Oberlin Blogs

On Photography, Discipline, and the Lessons of Winter Term

January 28, 2013

Paris Achenbach ’13

The other day I stumbled upon something coincidental in a recent issue of the magazine American Photo: one of America's "best photos of 2012" was taken in the Congo, by Michael Christopher Brown, who was covering the impact of mining on the people and community. Funny, given my Winter Term project in Arizona was all about photojournalism of the copper mining industry. But what most caught my eye - and perhaps disturbed me the most - was that he took all his photos with an iPhone, with apps like Instagram and Hipstamatic.

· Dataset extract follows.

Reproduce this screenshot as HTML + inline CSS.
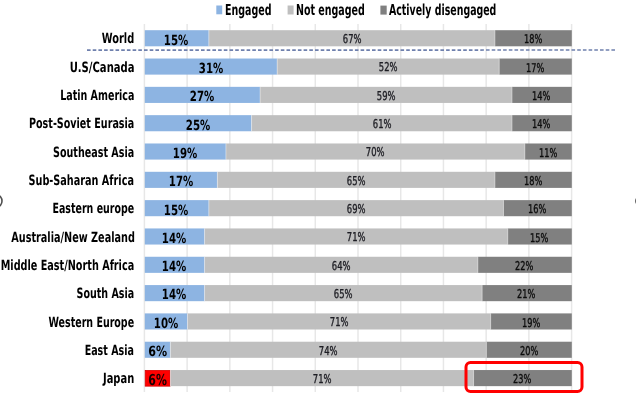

An American Photo magazine cover with a stallion Photographs of people doing various things: shoveling, holding a baby, covering someone elses eyes

Top: the issue of American Photo I bought in the airport (it's fantastic by the way). Bottom: the photographs by Michael Christopher Brown, taken with an iPhone in the Congo.

Let me explain one thing: I generally hate Instagram (although I do use it - I know, I'm a ginormous hypocrite, but that's another story). Instagram has turned all of its users into semi-talented and artsy photographers, without having to work for it at all, except being dedicated enough to stuff their phone in their pocket wherever they go. Now, Michael Brown is an exception, because he obviously had to do a fair amount of work to get his iPhone photos (just check out his coverage of the Libyan Revolution); but generally, I'm frustrated by how easy it's become for iPhone users to take superb photos with relatively minimum effort. I was constantly humbled last semester in New Zealand (where I studied abroad) when my friends took the most amazing pictures with their iPhones; and meanwhile, I lugged around my clunky Nikon D3000, living in desperate fear that it would get dropped off the side of a mountain and/or a glacier's crevasse. (You run both of these risks fairly often in a place like New Zealand.)

Two students in a cave of ice
Me and my camera in a New Zealand glacier. Photo cred to Adam Krauland. (And for the record, this was not taken with an iPhone!)

Of course, I'm being pretty unfair. The thing about having a nice camera lens, like my macro one, is that it, too, can turn its owner into a semi-talented photographer. All you have to do is 1. take a ton of photos from different angles, 2. adjust your shutter speed and aperture a few times, and 3. be in a beautiful place, and bam! You usually come up with something pretty decent. You don't even have to develop the film! Your photos are right there, ready to go, on your computer. To me, there are only a few truly talented photographers out there (I am not one of them), and they can turn something that is easily overlooked into something that is spectacularly aesthetic, and then turn that spectacle into something that really says something, i.e. a work of art. You have to be very, very dedicated to do this - hours and hours working on tiny details, learning the ins and outs of light, experimenting with Photoshop; in other words, being disciplined as well as creative.

When I was in Arizona, I was constantly conflicted with the question of "Should I carry the eight pounds of extra weight that is my camera case, or should I just bring my iPhone?" Every time that I succumbed to the latter, I was annoyed for cutting myself short. My real camera's photos were easily of a higher quality than my iPhone's, even if the difference is not always consciously noticed by others. My Winter Term trip taught me that yes, it can be a pain to carry a camera case around with you EVERYWHERE and switch lenses on the side of a canyon and/or in the middle of a mine; and yes, Instagram can be freakin' awesome and fun to play with... but Winter Term also taught me that a pinch of extra effort makes a huge difference. I am firm believer in going above and beyond - in doing what most people think they "could" or "should" do but don't, and instead just do it. John Maxwell states it so well: "In the end, hard work is really the accumulation of easy things you didn't do when you should have." I completely believe that these seemingly small steps can make a huge difference. Life is about pushing yourself to reach your potential - as a photographer, a student, an athlete, anything - and to do so, you have to do the little things every day, that will add up to a lifetime of difference.

In my last post, I talked a lot about the freedom of Winter Term, and how fun and fulfilling it can be. But I also believe that on the flip side of any freedom is discipline. Freedom, for me at least, cannot be enjoyed fully unless I have discipline and dedication to lead up to it. I'll leave you with some more photos of my trip, but my intention for this post is to be less about me/how much fun I had (look to my previous post if you're for some reason craving that!) and more about some of the values I've learned along the way.

Someone takes a photo of someone sitting on a rock
Someone sits on a rock overlooking water
A brush desert with cactii
a sandy waterfront in the desert
Canyons from afar
A view from the bottom of a dead tree, looking up
A small dog peers at the camera in desert brush
Orange rocks canyons
street lamp lit buildings in the night time

A student smiles at a camera sitting on a rock over looking a ledge
A student smiles in front of an orange canyon

Top photo cred to Clarissa Fortier; bottom, to my friend Drew (last name I can't remember!). Note that the first photo is a photo of me taking a photo of the second photo. Woah! Trippy! And on that note, I should probably stop talking about photography.